■ **Given exercise**
Retype only what runs from the first line of the records to the line with "ax.bar(x + w", inclusive, and no pictures.

■ **Source data**
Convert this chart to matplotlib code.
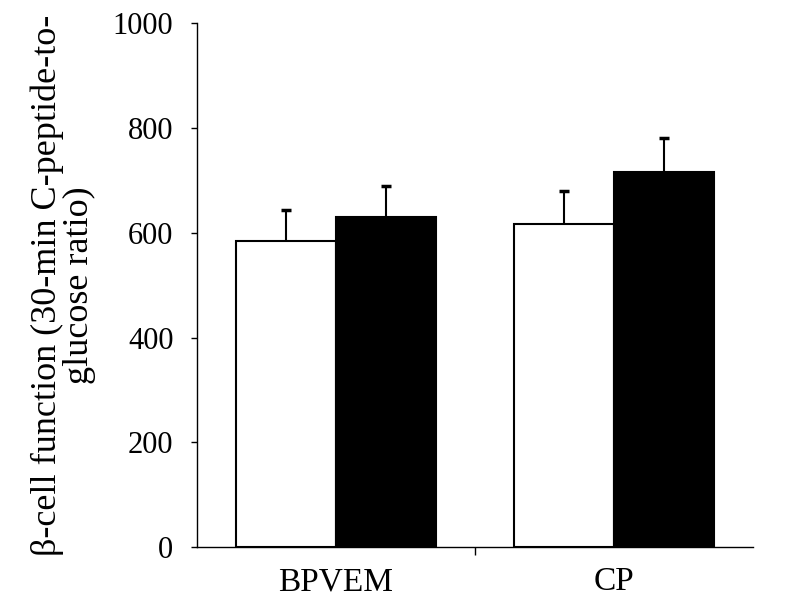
import numpy as np
import matplotlib
matplotlib.use('Agg')
import matplotlib.pyplot as plt

groups = ['BPVEM', 'CP']
white_vals = [585, 617]
white_err = [58, 63]
black_vals = [629, 716]
black_err = [60, 65]

plt.rcParams['font.family'] = ['Liberation Serif', 'DejaVu Serif']

fig = plt.figure(figsize=(7.88, 5.96), dpi=100)
ax = fig.add_axes([0.25, 0.0817, 0.7056, 0.8799])

x = np.arange(len(groups))
w = 0.358
ax.bar(x - w / 2, white_vals, w, color='white', edgecolor='black', linewidth=1.5, zorder=2)
ax.bar(x + w / 2, black_vals, w, color='black', edgecolor='black', linewidth=1.5, zorder=2)

# upper-only error bars
for xs, vals, errs in [(x - w / 2, white_vals, white_err), (x + w / 2, black_vals, black_err)]:
    _, caps, _ = ax.errorbar(xs, vals, yerr=[np.zeros(len(errs)), errs], fmt='none',
                             ecolor='black', elinewidth=1.5, capsize=3.5, capthick=2.5,
                             zorder=3)
    caps[0].set_visible(False)

ax.set_xlim(-0.5, 1.5)
ax.set_ylim(0, 1000)
ax.set_yticks(range(0, 1001, 200))
ax.set_xticks([0.5])
ax.set_xticklabels([''])
ax.set_xticks(x, minor=True)
ax.set_xticklabels(groups, minor=True)
ax.tick_params(axis='x', which='minor', length=0, pad=14, labelsize=24)
ax.tick_params(axis='x', which='major', length=6, width=1, direction='out')
ax.tick_params(axis='y', length=4, width=1, direction='out', labelsize=22, pad=13)

for s in ['top', 'right']:
    ax.spines[s].set_visible(False)
ax.spines['left'].set_linewidth(1)
ax.spines['bottom'].set_linewidth(1)

ax.set_ylabel('β-cell function (30-min C-peptide-to-\nglucose ratio)',
              fontsize=26, labelpad=12, linespacing=0.95)

fig.savefig('out.png', dpi=100)
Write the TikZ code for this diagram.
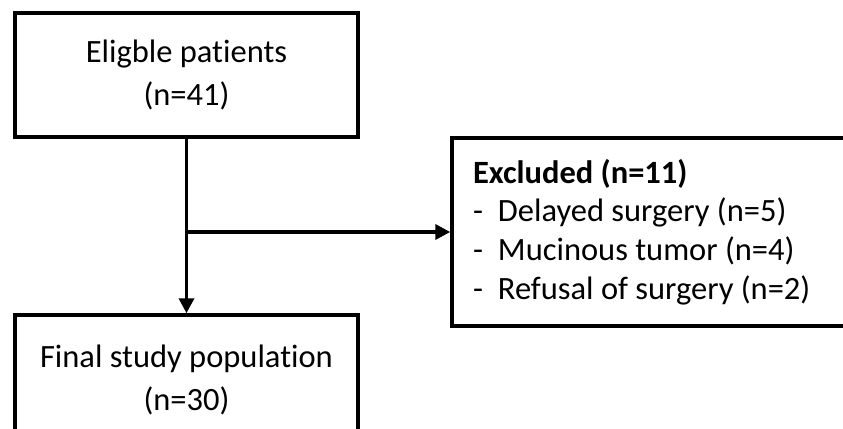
\documentclass[tikz,border=0pt]{standalone}
\usepackage{fontspec}
\setmainfont[Ligatures={NoCommon}]{Carlito}
\usetikzlibrary{arrows.meta,positioning}
\newcommand\itm{-\hspace{0.3cm}}
\tikzset{bx/.style={draw,line width=2pt,rectangle,align=center,inner sep=0pt,font=\fontsize{18.5}{24.5}\selectfont},arr/.style={line width=2pt,-{Triangle[length=0.3cm,width=0.3cm]}}}

\begin{document}
\begin{tikzpicture}[x=0.02cm,y=-0.02cm]
\useasboundingbox[fill=white](0,0)rectangle(843,429);
\node[bx,minimum width=6.86cm,minimum height=2.48cm](elig)at(186.5,75){Eligble patients\\(n=41)};
\node[bx,minimum width=6.86cm,minimum height=2.6cm](final)at(186.5,380){Final study population\\(n=30)};
\node[bx,align=left,inner xsep=0.42cm,text width=7.08cm,minimum height=3.76cm,font=\fontsize{18.5}{22}\selectfont](excl)at(650,232){\spaceskip=0pt\xspaceskip=0pt\textbf{Excluded (n=11)}\\\itm Delayed surgery (n=5)\\\itm Mucinous tumor (n=4)\\\itm Refusal of surgery (n=2)};
\coordinate(j)at(elig.south|-excl.west);
\draw[arr](elig)--(final);\draw[arr](j)--(excl);
\end{tikzpicture}
\end{document}
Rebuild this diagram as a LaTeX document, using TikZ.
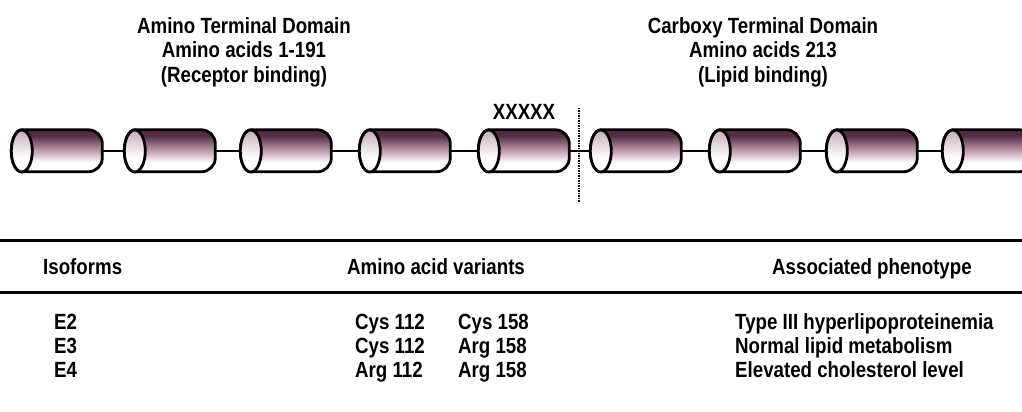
\documentclass[tikz,border=0pt]{standalone}
\usepackage{fontspec}
\setmainfont{Liberation Sans Bold}[FakeStretch=0.85]

\definecolor{helixtop}{RGB}{84,44,70}
\definecolor{helixmid}{RGB}{184,144,166}
\definecolor{capcol}{RGB}{200,170,188}

% the path spans 25bp (bottom) to 75bp (top) of each shading
\pgfdeclareverticalshading{helixshade}{100bp}{color(0bp)=(white); color(36bp)=(white); color(52bp)=(helixmid); color(68bp)=(helixtop); color(100bp)=(helixtop)}
\pgfdeclareverticalshading{capshade}{100bp}{color(0bp)=(white); color(42bp)=(white); color(75bp)=(capcol); color(100bp)=(capcol)}

\tikzset{
    helixbox/.style = {rectangle, minimum width=91pt, minimum height=42pt, inner sep=0pt},
    helixbody/.style = {shading=helixshade, draw=black, line width=2.8pt},
    helixend/.style = {shading=capshade, draw=black, line width=2.8pt},
    link/.style = {line width=2.2pt},
    domainlabel/.style = {align=center, inner sep=0pt, font=\fontsize{22}{24.5}\selectfont},
    cell/.style = {anchor=base west, inner sep=0pt, font=\fontsize{22}{24}\selectfont},
    rule/.style = {line width=3pt}
}

\begin{document}
\begin{tikzpicture}[x=1pt, y=1pt]
    \useasboundingbox[fill=white] (0,0) rectangle (1022,412);

    %domain headings
        \node[domainlabel] (nterm) at (244,360) {Amino Terminal Domain\\Amino acids 1-191\\(Receptor binding)};
        \node[domainlabel] (cterm) at (763,360) {Carboxy Terminal Domain\\Amino acids 213\\(Lipid binding)};
        \node[inner sep=0pt, font=\fontsize{22}{22}\selectfont] (mut) at (524,300) {XXXXX};

    %helices
        \foreach \n/\x in {1/57, 2/170, 3/286, 4/405, 5/524, 6/636, 7/755, 8/872, 9/988}{
            \node[helixbox] (h\n) at (\x,261) {};
            \shade[helixbody] ([xshift=10.5pt]h\n.north west) -- ++(66.5,0)
                arc[start angle=90, end angle=0, radius=14] -- ++(0,-14)
                arc[start angle=0, end angle=-90, radius=14] -- ++(-66.5,0)
                arc[start angle=270, end angle=90, x radius=10.5, y radius=21] -- cycle;
            \draw[helixend] ([xshift=10.5pt]h\n.west) ellipse [x radius=10.5, y radius=21];
        }

    %links between helices
        \foreach \a/\b in {1/2, 2/3, 3/4, 4/5, 5/6, 6/7, 7/8, 8/9}{
            \draw[link] (h\a) -- (h\b);
        }

    %domain boundary
        \coordinate (cuttop) at (579,304);
        \coordinate (cutbot) at (579,209);
        \draw[line width=2.8pt, dash pattern=on 1.4pt off 1.1pt] (cuttop) -- (cutbot);

    %table
        \draw[rule] (0,171) -- (1022,171);
        \draw[rule] (0,119) -- (1022,119);

        \node[cell] (iso) at (43,137) {Isoforms};
        \node[cell] (variant) at (347,137) {Amino acid variants};
        \node[cell] (pheno) at (772,137) {Associated phenotype};

        \node[cell] (e2) at (54,82) {E2};
        \node[cell] (e3) at (54,58) {E3};
        \node[cell] (e4) at (54,34) {E4};

        \node[cell] (e2a) at (355,82) {Cys 112};
        \node[cell] (e3a) at (355,58) {Cys 112};
        \node[cell] (e4a) at (355,34) {Arg 112};
        \node[cell] (e2b) at (458,82) {Cys 158};
        \node[cell] (e3b) at (458,58) {Arg 158};
        \node[cell] (e4b) at (458,34) {Arg 158};

        \node[cell] (e2p) at (735,82) {Type III hyperlipoproteinemia};
        \node[cell] (e3p) at (735,58) {Normal lipid metabolism};
        \node[cell] (e4p) at (735,34) {Elevated cholesterol level};

\end{tikzpicture}
\end{document}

■ **Response**
Convert this chart to matplotlib code.
import numpy as np
import matplotlib
matplotlib.use('Agg')
import matplotlib.pyplot as plt

groups = ['BPVEM', 'CP']
white_vals = [585, 617]
white_err = [58, 63]
black_vals = [629, 716]
black_err = [60, 65]

plt.rcParams['font.family'] = ['Liberation Serif', 'DejaVu Serif']

fig = plt.figure(figsize=(7.88, 5.96), dpi=100)
ax = fig.add_axes([0.25, 0.0817, 0.7056, 0.8799])

x = np.arange(len(groups))
w = 0.358
ax.bar(x - w / 2, white_vals, w, color='white', edgecolor='black', linewidth=1.5, zorder=2)
ax.bar(x + w / 2, black_vals, w, color='black', edgecolor='black', linewidth=1.5, zorder=2)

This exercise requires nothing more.